しかし十分に回復するころになると、徐々に「休日に時間潰ししかしない自分」に嫌気が差してくるものである。

土日のスケジュールのコツは、これもまた「気楽に」運用することである。
書いた全てを実行できなくても良いとする。実行の順番が多少前後したり、時間がずれても気にしない。
ただし書いたことの実行率はジャーナルに記録することにしている。

もうひとつのコツは、予定を細かくすることだ。
特に取りかかるまでを億劫に感じる事は、とにかく細分化しておくのが良い。

例えば皿洗いが苦手なら「台所にいく」という予定を入れるべきだし、ジョギングがなかなかできないなら「外に出る」と予定すべきだ。

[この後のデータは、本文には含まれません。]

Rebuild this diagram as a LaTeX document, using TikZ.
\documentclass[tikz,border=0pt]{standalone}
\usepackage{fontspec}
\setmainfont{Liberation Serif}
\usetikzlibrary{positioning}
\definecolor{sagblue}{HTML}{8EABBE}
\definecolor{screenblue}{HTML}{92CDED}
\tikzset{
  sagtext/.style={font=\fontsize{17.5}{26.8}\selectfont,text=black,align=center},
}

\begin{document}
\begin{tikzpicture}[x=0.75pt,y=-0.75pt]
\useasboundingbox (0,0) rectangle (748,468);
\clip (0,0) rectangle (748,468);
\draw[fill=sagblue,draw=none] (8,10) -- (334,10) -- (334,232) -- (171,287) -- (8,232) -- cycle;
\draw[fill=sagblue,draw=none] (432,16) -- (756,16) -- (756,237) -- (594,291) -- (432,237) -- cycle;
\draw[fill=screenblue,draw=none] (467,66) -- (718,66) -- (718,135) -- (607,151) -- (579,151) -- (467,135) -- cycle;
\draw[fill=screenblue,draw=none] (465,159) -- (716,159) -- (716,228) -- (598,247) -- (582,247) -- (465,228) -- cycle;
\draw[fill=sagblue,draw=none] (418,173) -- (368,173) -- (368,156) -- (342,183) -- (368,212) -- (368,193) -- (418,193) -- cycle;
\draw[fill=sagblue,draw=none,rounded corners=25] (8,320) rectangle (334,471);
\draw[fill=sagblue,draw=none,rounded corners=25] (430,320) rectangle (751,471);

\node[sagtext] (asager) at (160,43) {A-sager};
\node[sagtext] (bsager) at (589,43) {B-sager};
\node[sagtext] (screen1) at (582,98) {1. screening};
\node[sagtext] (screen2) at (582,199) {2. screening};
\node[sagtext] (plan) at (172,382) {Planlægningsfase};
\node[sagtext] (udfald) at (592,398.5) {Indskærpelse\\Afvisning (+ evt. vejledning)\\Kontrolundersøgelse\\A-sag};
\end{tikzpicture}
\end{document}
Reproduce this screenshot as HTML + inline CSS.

こうして週末になるころには、好きなことがたくさん詰まった状態になる。
そのうち幾つも達成できれば充実した週末を過ごすことになるし、家族や友人との予定が入ったらそちらを優先して構わない。

自分を大切にすること

先延ばし癖を直すための方法を調べている際に「現代人の病は、自らを大切にしないことにある」と述べている人を見つけた。

これは非常に正しいと考えている。
多くの人が自分の心の声よりも、社会的にどうであるか、誰かの目線で大丈夫な決断であるかを重視して生きている。

また現代は人類が最も誘惑の多い環境で生活していると言えるのではないだろうか。
スマホの無料ゲーム・ YouTube ・ SNS ・ WEB ポルノ・ギャンブル・ドラッグ・ etc.
我々は常に依存症と隣合わせで生きていることにもっと気を付けなければならない。

このような世界で、強いモチベーションを維持しながら自分の心の声に素直に従って生きること、つまり自分を大事に生きることは簡単にできることではない。
特に幼少期からの躾によって、社会の目線を過剰に内在化した人にとっては尚更難しいことだ。

ここまで読んだ方々が自らの状況を危惧し、自分を大切に・機嫌良く生きるために好きなことを発見し、先延ばし癖を断つことの重要性を納得いただけたことを期待している。

しかし何より大切なのは、自ら考えて実行に移すことだ。
読者の一人でも多くの方が北へ向かって行動できれば、筆者は幸いである。